Payment Consolidation Services (2007) (TIM)
Background. Payment consolidation services provide an efficient, cost-effective method of collecting payments made through on-line payment services. This service is provided, primarily, by financial institutions and may go by a variety of names such as: “payment consolidation service,” “electronic lockbox,” and “lockbox plus.” Currently, most financial institutions and companies such as CheckFree offer free payment services. Businesses and individuals have the option to make payments directly from their financial institution without the need to write a check or use a mail service to return the payment. They can even designate the specific day the payment should be made.
This new method of making payments has created significant problems for many governments. Governments no longer receive payment stubs with a check, but instead, they receive a check with an attachment listing multiple payments to the government from multiple payees. For entities using lockboxes, this creates exceptions that must be manually processed, often resulting in higher costs and potential delays before funds are deposited. Governments that receive payments directly spend significant additional time on processing since these payments cannot be electronically processed.

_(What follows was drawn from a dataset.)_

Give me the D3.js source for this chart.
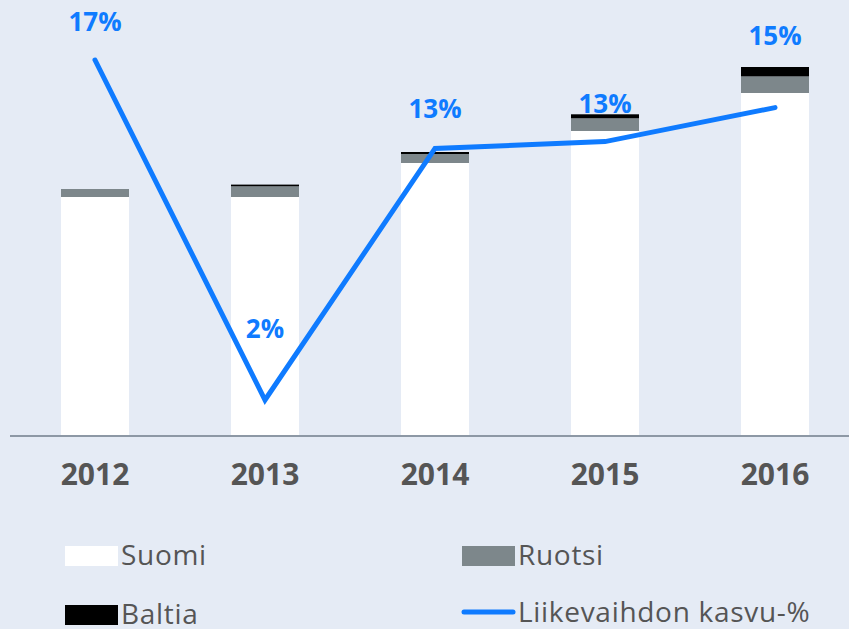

In a payment consolidation service, a financial institution acts as an agent on behalf of a government. The selected financial institution provider contacts those other financial institutions that provide online payments and arranges that all the payments to a specific government be sent to them. The financial institution processes these payments, deposits them daily, and sends the data to the government entity in a format that can be processed electronically. This process is similar to how a lockbox works with the exception that the payment consolidation service provider receives the payments and payment information electronically from the online financial institutions. A payment consolidation service allows for faster identification of these online payments so they can be posted more efficiently and accurately to a government’s accounts receivable and ERP systems.
There are numerous benefits to a payment consolidation service, including:
- expedited processing of payments,
- quicker updates to accounts receivable systems,
- reduced payment processing costs for lockbox services,
- reduced costs associated with check-and-list reporting,
- elimination of exception handling of electronic bill payments, and
- lower overall transaction processing costs per payment.
Recommendation. The Government Finance Officers Association (GFOA) recommends that governments consider the use of a payment consolidation service to improve the efficiency of their collection process. A competitive process can be used to select a payment consolidation service provider. Consideration should be given to vendors that provide daily deposits, exception listings, and electronic file remittance to the government entity.
Governments should consider the following when evaluating a consolidation service:
1. Availability of Consolidation Services. Governments seeking a consolidation service should evaluate which firms can provide consolidation services.
2. Workflow and Cash Flow. Any evaluation of consolidation services must include:
- an analysis of the existing workflow from receiving mail to depositing payments and posting receivables,
- volume of transactions,
- staffing requirements,
- time required to complete,
- expected float savings from use of service,
- security of the process,
- employee accuracy,
- customer service,
- software or capital requirements, if any, and
- service charges.
Costs associated with these processes can then be evaluated against the costs and benefits of engaging a consolidation service provider. Particular attention should be paid to any delays in depositing funds or posting of receivables.
3. Technical Requirements. Consolidation service processing has certain technical requirements. Depending on the needs and capabilities of the government entity, the transmission of data from the consolidation service back to the entity can range in sophistication from the exchange of hard copy records to retrieving the information via Internet access. Changes to existing software may be necessary to upload the information electronically.
4. Other Considerations. Government billings and cash flows are often cyclical, causing problems in cash management operation staffing levels. Shifting payment processing responsibility to a consolidation service alleviates the dilemma of adequately staffing to meet a limited number of peak periods versus overburdening a small staff during critical periods.
GFOA also recommends that any contract entered into by a government entity and consolidation service provider at a minimum include the following:
- treatment of exception (non-standard) items,
- turnaround time,
- disposition of documents (including imaging capabilities),
- funds availability schedule, and
- error tolerance.
In the event that these services are procured through the use of a request for proposal, the request for proposal and the vendor response should be included as part of the contract.
- GFOA Best Practice, “Use of Lockbox Services,” 2009.
Approved by the GFOA’s Executive Board, October 23, 2007.